▶ [TASK TO COMPLETE]: Only the number is wanted: how many lines hold the word "that"?

▶ [TASK INPUT]:
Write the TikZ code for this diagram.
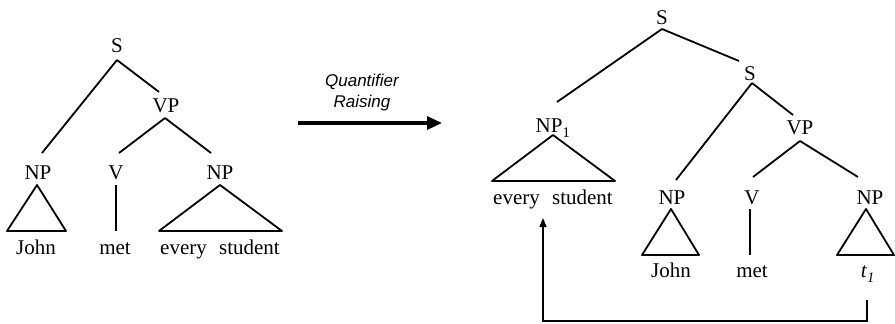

==

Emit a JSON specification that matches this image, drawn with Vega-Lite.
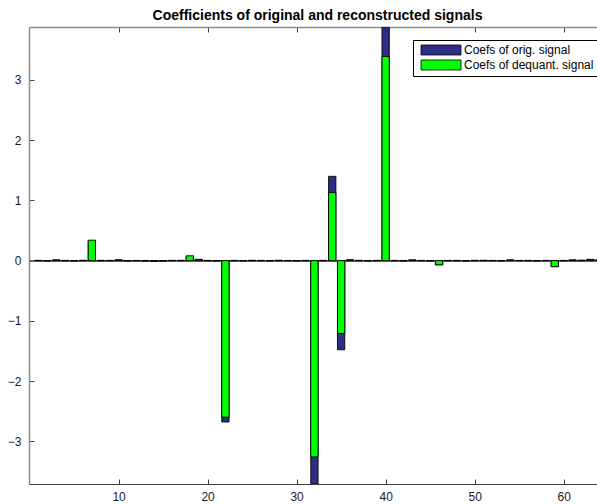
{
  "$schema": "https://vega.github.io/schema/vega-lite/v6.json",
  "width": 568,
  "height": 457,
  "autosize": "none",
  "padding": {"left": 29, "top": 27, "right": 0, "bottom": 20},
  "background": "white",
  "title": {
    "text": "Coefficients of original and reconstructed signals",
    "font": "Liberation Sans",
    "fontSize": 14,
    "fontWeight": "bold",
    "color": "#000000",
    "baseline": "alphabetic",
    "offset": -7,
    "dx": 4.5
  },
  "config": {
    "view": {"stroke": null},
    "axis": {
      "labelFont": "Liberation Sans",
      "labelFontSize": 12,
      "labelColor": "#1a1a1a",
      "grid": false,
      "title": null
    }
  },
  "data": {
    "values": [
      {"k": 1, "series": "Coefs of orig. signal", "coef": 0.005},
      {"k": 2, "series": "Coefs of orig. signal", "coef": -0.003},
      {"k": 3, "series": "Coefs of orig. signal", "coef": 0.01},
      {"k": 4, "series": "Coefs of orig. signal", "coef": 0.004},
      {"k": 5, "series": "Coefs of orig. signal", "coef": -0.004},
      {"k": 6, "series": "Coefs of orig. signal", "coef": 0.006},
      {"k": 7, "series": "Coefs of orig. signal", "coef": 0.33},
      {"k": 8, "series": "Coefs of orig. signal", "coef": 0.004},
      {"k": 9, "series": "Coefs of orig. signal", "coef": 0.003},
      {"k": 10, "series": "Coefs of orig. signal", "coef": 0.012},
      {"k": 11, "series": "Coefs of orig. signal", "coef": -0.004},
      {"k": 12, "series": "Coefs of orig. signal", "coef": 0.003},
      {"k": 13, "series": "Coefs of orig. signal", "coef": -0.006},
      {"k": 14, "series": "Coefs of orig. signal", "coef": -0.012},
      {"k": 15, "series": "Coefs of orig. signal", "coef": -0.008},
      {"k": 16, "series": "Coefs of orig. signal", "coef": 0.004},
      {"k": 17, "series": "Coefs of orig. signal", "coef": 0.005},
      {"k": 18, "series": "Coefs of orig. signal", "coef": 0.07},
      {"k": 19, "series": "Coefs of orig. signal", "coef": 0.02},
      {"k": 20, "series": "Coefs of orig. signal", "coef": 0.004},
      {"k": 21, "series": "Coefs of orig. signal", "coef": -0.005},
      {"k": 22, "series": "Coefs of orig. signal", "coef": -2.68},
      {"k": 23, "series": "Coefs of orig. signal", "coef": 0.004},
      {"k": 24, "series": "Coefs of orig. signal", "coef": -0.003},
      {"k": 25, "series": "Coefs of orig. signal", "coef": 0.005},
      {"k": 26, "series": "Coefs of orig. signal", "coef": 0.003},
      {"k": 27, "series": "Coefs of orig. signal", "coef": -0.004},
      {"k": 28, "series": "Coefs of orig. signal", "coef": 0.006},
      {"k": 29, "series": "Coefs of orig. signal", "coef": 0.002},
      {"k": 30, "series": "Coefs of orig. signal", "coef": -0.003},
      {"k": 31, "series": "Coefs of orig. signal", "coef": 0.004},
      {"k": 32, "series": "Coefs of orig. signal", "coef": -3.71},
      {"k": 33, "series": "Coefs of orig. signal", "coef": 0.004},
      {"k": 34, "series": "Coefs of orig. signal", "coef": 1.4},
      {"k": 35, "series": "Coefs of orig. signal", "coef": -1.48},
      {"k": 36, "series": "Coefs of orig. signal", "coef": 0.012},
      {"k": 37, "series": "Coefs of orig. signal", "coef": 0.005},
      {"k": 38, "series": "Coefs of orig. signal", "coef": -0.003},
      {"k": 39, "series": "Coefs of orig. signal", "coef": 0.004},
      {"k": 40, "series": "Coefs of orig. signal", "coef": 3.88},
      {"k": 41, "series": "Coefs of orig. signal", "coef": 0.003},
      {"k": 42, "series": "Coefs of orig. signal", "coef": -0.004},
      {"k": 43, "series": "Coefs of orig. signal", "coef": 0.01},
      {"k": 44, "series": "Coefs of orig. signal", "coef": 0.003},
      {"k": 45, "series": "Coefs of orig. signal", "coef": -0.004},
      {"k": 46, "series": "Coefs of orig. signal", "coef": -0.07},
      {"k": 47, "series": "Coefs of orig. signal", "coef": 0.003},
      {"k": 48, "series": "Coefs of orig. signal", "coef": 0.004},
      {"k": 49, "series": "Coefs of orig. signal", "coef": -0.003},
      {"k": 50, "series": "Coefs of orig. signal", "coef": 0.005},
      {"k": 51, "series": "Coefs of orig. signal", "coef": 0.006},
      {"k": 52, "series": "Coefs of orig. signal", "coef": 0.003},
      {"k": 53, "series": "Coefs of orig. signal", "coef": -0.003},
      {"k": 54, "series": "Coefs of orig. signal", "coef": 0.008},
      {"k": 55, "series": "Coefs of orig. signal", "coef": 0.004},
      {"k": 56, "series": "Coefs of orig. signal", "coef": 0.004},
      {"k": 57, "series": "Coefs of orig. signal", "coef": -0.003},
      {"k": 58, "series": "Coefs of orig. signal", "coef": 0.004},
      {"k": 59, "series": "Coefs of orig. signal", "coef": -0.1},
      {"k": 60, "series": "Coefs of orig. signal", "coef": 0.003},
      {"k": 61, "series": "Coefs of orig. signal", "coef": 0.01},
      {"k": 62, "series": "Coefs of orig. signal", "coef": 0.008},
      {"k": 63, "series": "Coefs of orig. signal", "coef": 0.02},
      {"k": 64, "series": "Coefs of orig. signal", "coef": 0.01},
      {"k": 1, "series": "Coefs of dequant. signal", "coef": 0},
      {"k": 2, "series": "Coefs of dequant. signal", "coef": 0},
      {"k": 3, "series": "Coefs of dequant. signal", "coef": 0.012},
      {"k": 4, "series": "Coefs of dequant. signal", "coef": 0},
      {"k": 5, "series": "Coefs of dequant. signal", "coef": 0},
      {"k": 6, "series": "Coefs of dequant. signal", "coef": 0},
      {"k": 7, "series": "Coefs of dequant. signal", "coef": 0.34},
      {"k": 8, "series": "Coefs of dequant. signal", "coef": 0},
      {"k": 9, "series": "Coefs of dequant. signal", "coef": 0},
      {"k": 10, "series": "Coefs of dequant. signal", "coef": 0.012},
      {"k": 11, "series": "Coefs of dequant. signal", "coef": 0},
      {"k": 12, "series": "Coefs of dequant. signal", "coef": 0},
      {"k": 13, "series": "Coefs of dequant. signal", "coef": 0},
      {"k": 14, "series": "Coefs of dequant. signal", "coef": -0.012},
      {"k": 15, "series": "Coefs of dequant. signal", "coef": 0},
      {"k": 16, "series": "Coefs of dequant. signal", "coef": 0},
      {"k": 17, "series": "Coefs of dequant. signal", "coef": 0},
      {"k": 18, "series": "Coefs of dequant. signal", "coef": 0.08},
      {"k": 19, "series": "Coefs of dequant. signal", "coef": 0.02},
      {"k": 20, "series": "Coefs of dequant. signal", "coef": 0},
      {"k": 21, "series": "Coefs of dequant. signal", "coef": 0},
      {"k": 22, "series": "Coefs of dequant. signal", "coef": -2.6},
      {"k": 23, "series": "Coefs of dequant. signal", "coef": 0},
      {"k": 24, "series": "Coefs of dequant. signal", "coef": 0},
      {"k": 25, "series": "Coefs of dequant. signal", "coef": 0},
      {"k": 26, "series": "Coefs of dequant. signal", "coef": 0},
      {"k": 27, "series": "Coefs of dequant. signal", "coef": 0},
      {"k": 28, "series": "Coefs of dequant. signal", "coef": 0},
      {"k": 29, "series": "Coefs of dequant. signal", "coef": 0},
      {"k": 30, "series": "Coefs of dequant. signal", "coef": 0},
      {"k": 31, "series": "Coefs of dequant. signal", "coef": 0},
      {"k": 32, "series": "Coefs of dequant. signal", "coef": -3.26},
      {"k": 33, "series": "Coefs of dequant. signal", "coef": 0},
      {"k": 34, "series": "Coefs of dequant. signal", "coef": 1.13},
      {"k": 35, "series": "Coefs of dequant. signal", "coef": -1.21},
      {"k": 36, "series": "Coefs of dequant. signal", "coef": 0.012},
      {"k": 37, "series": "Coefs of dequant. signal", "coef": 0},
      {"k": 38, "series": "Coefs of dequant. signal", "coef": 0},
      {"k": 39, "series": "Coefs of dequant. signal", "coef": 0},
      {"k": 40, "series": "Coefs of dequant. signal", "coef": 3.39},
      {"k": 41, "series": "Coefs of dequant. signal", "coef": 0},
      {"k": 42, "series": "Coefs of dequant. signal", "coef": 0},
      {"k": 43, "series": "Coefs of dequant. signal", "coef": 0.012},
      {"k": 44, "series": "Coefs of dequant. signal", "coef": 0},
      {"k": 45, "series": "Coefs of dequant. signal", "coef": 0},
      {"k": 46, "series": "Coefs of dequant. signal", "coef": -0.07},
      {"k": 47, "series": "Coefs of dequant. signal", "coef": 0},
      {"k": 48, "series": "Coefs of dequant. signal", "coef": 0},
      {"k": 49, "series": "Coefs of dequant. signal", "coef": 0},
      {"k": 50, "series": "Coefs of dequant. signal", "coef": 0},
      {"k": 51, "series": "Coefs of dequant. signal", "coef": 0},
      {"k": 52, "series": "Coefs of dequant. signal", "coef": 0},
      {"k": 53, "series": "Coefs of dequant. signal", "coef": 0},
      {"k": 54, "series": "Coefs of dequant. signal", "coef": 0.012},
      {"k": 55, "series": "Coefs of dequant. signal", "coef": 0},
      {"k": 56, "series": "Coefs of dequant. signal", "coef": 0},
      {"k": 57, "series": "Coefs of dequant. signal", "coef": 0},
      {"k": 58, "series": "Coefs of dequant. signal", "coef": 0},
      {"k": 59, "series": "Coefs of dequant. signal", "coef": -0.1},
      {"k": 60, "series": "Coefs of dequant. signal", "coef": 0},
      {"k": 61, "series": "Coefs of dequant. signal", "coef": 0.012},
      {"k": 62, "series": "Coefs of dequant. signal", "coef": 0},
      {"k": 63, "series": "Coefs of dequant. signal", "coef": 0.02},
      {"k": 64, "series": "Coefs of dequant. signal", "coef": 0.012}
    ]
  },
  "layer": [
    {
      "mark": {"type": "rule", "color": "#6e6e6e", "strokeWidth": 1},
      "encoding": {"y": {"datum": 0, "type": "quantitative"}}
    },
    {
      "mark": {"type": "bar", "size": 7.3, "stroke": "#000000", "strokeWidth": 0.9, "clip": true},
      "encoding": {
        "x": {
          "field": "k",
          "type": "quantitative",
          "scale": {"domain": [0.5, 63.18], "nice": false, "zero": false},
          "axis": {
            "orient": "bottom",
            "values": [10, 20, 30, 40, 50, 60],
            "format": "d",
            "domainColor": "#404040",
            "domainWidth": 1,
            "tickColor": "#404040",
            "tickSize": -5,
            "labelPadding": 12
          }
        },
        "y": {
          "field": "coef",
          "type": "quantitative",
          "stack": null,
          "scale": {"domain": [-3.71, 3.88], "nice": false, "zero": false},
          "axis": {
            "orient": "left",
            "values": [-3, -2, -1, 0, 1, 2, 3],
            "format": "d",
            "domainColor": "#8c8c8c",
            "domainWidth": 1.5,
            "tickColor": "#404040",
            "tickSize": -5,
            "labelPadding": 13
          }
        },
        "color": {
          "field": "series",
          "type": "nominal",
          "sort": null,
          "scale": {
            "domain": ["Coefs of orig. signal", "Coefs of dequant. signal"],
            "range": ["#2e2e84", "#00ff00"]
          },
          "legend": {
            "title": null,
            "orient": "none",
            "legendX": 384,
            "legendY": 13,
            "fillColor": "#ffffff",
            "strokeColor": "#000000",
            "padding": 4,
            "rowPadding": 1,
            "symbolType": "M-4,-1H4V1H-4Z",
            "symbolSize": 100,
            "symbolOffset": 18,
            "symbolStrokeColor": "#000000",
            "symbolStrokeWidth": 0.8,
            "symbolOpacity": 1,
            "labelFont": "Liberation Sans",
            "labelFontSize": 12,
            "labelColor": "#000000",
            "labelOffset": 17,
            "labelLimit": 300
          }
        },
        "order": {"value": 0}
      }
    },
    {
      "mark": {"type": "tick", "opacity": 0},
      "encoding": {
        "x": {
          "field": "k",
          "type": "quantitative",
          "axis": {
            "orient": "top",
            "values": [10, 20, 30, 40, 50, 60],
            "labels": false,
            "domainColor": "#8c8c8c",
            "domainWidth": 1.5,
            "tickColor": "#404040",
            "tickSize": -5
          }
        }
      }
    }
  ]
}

==

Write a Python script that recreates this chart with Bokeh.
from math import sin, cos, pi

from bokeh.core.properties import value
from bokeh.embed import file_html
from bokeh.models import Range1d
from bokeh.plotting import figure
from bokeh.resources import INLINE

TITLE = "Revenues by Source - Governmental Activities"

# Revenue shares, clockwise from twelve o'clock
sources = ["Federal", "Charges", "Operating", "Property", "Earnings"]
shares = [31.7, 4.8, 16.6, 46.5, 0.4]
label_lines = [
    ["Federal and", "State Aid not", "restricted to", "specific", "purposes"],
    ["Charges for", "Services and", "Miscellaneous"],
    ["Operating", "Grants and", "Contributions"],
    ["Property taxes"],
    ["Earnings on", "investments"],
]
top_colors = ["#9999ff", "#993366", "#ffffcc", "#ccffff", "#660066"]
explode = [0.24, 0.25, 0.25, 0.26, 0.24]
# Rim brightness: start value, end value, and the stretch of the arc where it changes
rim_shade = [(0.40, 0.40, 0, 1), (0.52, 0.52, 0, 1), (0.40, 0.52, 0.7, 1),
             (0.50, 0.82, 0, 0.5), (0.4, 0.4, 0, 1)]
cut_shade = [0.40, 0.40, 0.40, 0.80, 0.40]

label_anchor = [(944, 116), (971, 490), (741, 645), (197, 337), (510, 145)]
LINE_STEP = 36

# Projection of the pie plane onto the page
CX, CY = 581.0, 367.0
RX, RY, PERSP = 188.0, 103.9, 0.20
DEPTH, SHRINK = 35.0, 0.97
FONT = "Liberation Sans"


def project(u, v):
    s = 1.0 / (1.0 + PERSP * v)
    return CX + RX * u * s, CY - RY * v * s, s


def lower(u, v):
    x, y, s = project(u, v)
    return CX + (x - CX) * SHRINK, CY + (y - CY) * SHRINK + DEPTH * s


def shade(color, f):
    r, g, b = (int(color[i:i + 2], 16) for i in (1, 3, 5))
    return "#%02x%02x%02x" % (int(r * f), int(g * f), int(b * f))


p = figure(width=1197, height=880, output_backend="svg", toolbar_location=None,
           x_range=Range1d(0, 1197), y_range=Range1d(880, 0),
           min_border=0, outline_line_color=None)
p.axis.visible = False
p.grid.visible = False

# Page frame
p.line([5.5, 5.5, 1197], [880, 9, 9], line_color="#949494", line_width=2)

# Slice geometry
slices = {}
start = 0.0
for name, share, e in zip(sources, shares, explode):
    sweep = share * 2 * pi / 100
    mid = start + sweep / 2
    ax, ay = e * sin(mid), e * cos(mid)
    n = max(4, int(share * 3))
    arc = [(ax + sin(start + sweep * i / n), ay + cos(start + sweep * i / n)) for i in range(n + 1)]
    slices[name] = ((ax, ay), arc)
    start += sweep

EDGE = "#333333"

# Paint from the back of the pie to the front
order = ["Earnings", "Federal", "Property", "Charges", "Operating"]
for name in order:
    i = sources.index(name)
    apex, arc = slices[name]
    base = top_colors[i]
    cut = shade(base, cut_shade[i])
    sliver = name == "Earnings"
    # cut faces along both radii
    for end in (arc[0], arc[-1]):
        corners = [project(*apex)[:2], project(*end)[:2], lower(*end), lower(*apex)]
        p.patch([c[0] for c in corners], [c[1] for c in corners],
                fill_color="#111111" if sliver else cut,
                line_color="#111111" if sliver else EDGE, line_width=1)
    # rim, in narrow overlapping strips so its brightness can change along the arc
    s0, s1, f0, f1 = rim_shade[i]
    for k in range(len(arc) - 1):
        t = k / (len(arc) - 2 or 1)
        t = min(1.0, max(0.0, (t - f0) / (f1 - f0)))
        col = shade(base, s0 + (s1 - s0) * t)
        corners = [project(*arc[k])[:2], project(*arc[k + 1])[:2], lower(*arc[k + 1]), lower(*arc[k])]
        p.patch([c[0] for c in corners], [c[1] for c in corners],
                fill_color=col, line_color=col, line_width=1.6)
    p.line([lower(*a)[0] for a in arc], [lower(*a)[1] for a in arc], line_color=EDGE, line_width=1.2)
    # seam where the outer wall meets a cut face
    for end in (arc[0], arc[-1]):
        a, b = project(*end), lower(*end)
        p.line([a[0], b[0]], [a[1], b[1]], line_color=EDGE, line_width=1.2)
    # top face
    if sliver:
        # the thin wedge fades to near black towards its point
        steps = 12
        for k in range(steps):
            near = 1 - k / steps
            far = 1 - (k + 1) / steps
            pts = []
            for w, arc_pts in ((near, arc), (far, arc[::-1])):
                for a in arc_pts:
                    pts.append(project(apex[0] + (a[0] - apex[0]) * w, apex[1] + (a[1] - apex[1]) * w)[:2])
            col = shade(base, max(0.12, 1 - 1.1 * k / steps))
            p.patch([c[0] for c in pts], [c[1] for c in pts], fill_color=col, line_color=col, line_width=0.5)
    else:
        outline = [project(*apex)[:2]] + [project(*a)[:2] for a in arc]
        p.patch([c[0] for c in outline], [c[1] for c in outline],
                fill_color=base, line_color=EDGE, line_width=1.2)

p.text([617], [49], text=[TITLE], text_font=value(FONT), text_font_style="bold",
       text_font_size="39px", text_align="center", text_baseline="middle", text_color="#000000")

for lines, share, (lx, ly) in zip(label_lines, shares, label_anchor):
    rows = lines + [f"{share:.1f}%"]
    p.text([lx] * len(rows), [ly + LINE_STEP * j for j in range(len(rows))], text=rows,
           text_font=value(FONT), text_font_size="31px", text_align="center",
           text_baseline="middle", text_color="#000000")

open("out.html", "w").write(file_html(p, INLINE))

▶ [RESPONSE BELOW]: 2